この経路決定(ルーティング)を行うデバイスをルーターと呼びます。
(※正確には「パスの決定(ルーティング)」+「パケット転送(フォワーディング)」を行うのがルータ)
ルーティングを行うためには、ルーティングテーブルという「宛先NW」と「宛先NWに到達するための次のルーター(Next Hop:ネクストホップ)」を登録したテーブル(リスト)が必要です。
ルーターはこのルーティングテーブルを持っており、かつルーター自身の各ポートはそれぞれIPアドレスを持っています。
少しややこしくなってきましたね。
整理すると、これから送信されるデータはルーティングテーブルの内容を見て、書いてある情報に従い次のルータへ、次のルータへ、、とどんどん転送されていきます。誤ったネクストホップが登録されていたり、そもそも宛先NWが登録されていないなんてことが無いように、正確にルーティングテーブルを作成しなければなりません。
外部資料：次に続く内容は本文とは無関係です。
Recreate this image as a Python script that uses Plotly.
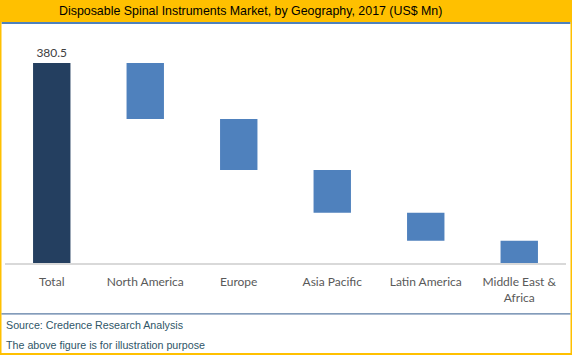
import plotly.graph_objects as go

categories = ["Total", "North America", "Europe", "Asia Pacific", "Latin America", "Middle East &<br>Africa"]
total_value = 380.5
region_values = [106.5, 97.0, 81.5, 53.3, 42.2]

# waterfall bases computed from data
values = [total_value] + region_values
bases = [0]
remaining = total_value
for v in region_values:
    remaining -= v
    bases.append(remaining)

colors = ["#243F60"] + ["#4F81BD"] * len(region_values)
texts = [f"{total_value}"] + [""] * len(region_values)

W, H = 572, 355
L, R, T, B = 5, 6, 40, 92
PW, PH = W - L - R, H - T - B

def px(x):
    return (x - L) / PW

def py(y):
    return (H - B - y) / PH

fig = go.Figure()
fig.add_trace(go.Bar(
    x=categories, y=values, base=bases,
    marker=dict(color=colors, line=dict(width=0)),
    width=0.4,
    text=texts, textposition="outside", cliponaxis=False,
    textfont=dict(family="Lato, Open Sans, sans-serif", size=12, color="#404040"),
    hoverinfo="skip",
))

shapes = [
    # title bar
    dict(type="rect", xref="paper", yref="paper", x0=px(0), x1=px(572), y0=py(0), y1=py(22),
         fillcolor="#FFC000", line=dict(width=0), layer="below"),
    dict(type="rect", xref="paper", yref="paper", x0=px(1.5), x1=px(570.5), y0=py(22), y1=py(24),
         fillcolor="#4F81BD", line=dict(width=0)),
    # borders
    dict(type="rect", xref="paper", yref="paper", x0=px(0), x1=px(1.5), y0=py(22), y1=py(355),
         fillcolor="#FFC000", line=dict(width=0)),
    dict(type="rect", xref="paper", yref="paper", x0=px(570.5), x1=px(572), y0=py(22), y1=py(355),
         fillcolor="#FFC000", line=dict(width=0)),
    dict(type="rect", xref="paper", yref="paper", x0=px(0), x1=px(572), y0=py(353), y1=py(355),
         fillcolor="#FFC000", line=dict(width=0)),
    # separator
    dict(type="rect", xref="paper", yref="paper", x0=px(1.5), x1=px(570.5), y0=py(313.3), y1=py(314.6),
         fillcolor="#5A7BA3", line=dict(width=0)),
]

annotations = [
    dict(text="Disposable Spinal Instruments Market, by Geography, 2017 (US$ Mn)",
         xref="paper", yref="paper", x=px(250), y=py(11), xanchor="center", yanchor="middle",
         showarrow=False, font=dict(family="Liberation Sans, Arial, sans-serif", size=12.4, color="#000000")),
    dict(text="Source: Credence Research Analysis",
         xref="paper", yref="paper", x=px(4), y=py(324.5), xanchor="left", yanchor="middle",
         showarrow=False, font=dict(family="Liberation Sans, Arial, sans-serif", size=10.7, color="#2F5668")),
    dict(text="The above figure is for illustration purpose",
         xref="paper", yref="paper", x=px(4), y=py(344.5), xanchor="left", yanchor="middle",
         showarrow=False, font=dict(family="Liberation Sans, Arial, sans-serif", size=10.7, color="#2F5668")),
]

fig.update_layout(
    width=W, height=H,
    margin=dict(l=L, r=R, t=T, b=B, pad=0),
    paper_bgcolor="white", plot_bgcolor="white",
    showlegend=False,
    shapes=shapes,
    annotations=annotations,
    xaxis=dict(showline=True, linecolor="#D9D9D9", linewidth=1.5, showgrid=False, zeroline=False,
               ticks="", ticklabelstandoff=7,
               tickfont=dict(family="Lato, Open Sans, sans-serif", size=12, color="#595959"),
               fixedrange=True),
    yaxis=dict(visible=False, range=[0, PH * total_value / 200], fixedrange=True),
)

fig.write_html("out.html", config={"displayModeBar": False},
               post_script="document.body.style.margin='0';document.body.style.padding='0';")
ではどうやって作成するのでしょうか?大きく二つの方法があります。
- スタティックルーティング
- 管理者が手動で経路を設定し、ルータに学習させる。
- ルーターの経路更新負荷が少なく、処理が安定する。
- 大規模NWには向かない→小規模NW向け
- ダイナミックルーティング
- ルーティングプロトコルを設定し、ルーター同士が自動で経路を学習する。
- 管理者の設定作業にかかる負荷を軽減できる。
明示的に登録されていないNWへの経路を定義するものとしてデフォルトルートがありますが、これも後日の記事でまとめます。
#NWインタフェース層
- 通信用ハードウェア間でデータを受け渡す。
通信用ハードウェアにはLANやWANで採用される様々な規格があります。
今回は、現在最も主流で使用されているEthernetについて見ていきましょう。
##Ethernet
EthernetはLANで最も使用されているNW製品の規格であり、伝送路の規格や制御ルールを定めています。
Ethernetでは、伝送路上の通信用ハードウェアを識別するためにMACアドレスを使用します。
またまたアドレスなるものが出てきました。
IPアドレスを「住所」と例えるなら、MAC(Media Access Control)アドレスは「その人個人の名前」でしょうか。
誰かに郵便物を届ける時、その人の名前だけ分かっていても送ることは出来ません。
住所で相手の場所を特定することで、確実に届くわけです。
つまりIPアドレス(住所)とMACアドレス(名前)は、データを送るときに絶対必要だよねって話です。
少し脱線しましたが、MACアドレスについて少し詳しく見ていきましょう。
MACアドレスは伝送路の始点or終点となるNWアダプタ(NIC:Network Interface Card)に設定されるものです。
MACアドレスアドレス自体は48bitで構成されており、前半24bitがベンダーコード、後半24bitが固有のアドレスです。
ベンダーコードってなんやって話ですが、例えばPCを製造してるメーカーさんなんかが発行してる番号です。
後半24bitはベンダーが個別に管理している部分で、重複のない固有のアドレスになってます。基本的にNIC出荷時に付加されて、変更できません。
じゃあ通信にMACアドレスが必要なら、どうやって通信相手のMACアドレス特定するの?IPアドレスは?
その話はARPだったりDNSで解決できます。これは次回の記事で詳しく解説します、、
Ethernetの規格なんかも、その他のネットワーキングデバイスと同じ記事にまとめようと思います。